The charges announced Tuesday come amid a tariff war between Beijing and Washington over U.S. complaints including that China steals or pressures companies to hand over technology. The foreign ministry said charges against Xiaoqing Zheng, a former employee of GE's power division, and Zhaoxi Zhang, a businessman in northeastern China, appear to be a "common commercial case" that shouldn't be "over-interpreted and politicized."
"The achievements of China's development have not come from theft. It is the result of the Chinese people's wisdom and sweat," said a ministry statement. "We hope the relevant sides can stop unfounded hype and view and deal with the relevant issues objectively and rationally."
The ministry said it had no details of the case beyond what was reported in the press. Zheng and Zhang are accused of receiving money from the Chinese government and coordinating with officials to make agreements with official institutions to develop turbine technologies.
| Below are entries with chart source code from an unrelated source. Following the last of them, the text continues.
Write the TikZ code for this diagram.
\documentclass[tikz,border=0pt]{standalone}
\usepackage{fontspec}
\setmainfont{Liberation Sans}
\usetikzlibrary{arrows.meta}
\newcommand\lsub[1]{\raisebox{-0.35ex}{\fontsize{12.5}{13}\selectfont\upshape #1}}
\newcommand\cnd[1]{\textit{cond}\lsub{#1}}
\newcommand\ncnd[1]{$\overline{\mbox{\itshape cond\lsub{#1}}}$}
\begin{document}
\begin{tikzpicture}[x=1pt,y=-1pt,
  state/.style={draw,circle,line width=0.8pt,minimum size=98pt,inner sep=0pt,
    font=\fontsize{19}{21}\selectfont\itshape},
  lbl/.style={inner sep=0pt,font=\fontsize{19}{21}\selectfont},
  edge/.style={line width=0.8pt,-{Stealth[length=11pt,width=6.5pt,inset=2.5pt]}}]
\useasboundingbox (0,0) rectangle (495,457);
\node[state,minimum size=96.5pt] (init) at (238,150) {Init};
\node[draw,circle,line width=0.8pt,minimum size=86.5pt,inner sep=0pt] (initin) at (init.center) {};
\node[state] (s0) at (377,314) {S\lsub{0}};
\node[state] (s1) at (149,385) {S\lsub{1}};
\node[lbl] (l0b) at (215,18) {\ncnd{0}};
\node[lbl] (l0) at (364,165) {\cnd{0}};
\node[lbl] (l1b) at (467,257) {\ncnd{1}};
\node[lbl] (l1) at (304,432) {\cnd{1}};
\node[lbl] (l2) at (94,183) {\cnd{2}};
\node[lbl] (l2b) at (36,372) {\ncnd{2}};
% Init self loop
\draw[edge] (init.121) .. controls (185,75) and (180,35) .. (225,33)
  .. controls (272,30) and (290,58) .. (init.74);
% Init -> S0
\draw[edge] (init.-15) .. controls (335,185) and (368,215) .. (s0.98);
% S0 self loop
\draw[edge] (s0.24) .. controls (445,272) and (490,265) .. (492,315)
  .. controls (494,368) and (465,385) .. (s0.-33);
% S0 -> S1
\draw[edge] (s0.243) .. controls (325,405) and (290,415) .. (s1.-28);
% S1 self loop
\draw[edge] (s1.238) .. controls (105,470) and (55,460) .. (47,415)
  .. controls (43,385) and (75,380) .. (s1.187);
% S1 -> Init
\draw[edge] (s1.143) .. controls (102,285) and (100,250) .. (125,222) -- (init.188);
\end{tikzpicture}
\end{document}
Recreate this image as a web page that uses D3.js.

The indictment said Zheng, who specialized in sealing technology, took proprietary information and emailed it to Zhang, who is his nephew.
His lawyer, Kevin Luibrand, said he wasn't commenting on the charges. Foreign security researchers say China's government has for decades encouraged engineers and scientists to bring home foreign technology, whether obtained lawfully or not. They say Beijing offers financial rewards and operates business parks where people can turn stolen technology into commercial products.
In October, the Justice Department charged an operative of China's Ministry of State Security with attempting to steal trade secrets from GE Aviation and other aerospace companies. Chinese officials have complained the U.S. accusations are aimed at stopping an emerging competitor.
Tuesday's indictment cited Chinese companies and institutions it said were linked to Zheng and Zhang's case. They included Liaoning Tianyi Aviation Technology Co. Ltd. and Nanjing Tianyi Avi Tech Co. Ltd. and Shenyang Aerospace University, Shenyang Aeroengine Research Institute and Huaihai Institute of Technology.
A man who answered the phone in the president's office at the Huaihai Institute said he hadn't heard of the case but defended the university. "My university is a university with a nature of public good," said the man, who would give only his surname, Wang. "I don't know where the allegation has come from."
A woman who answered the phone at Nanjing Tianyi Aviation Technology said the company's boss wasn't available. Phone calls to Shenyang Aerospace University weren't answered.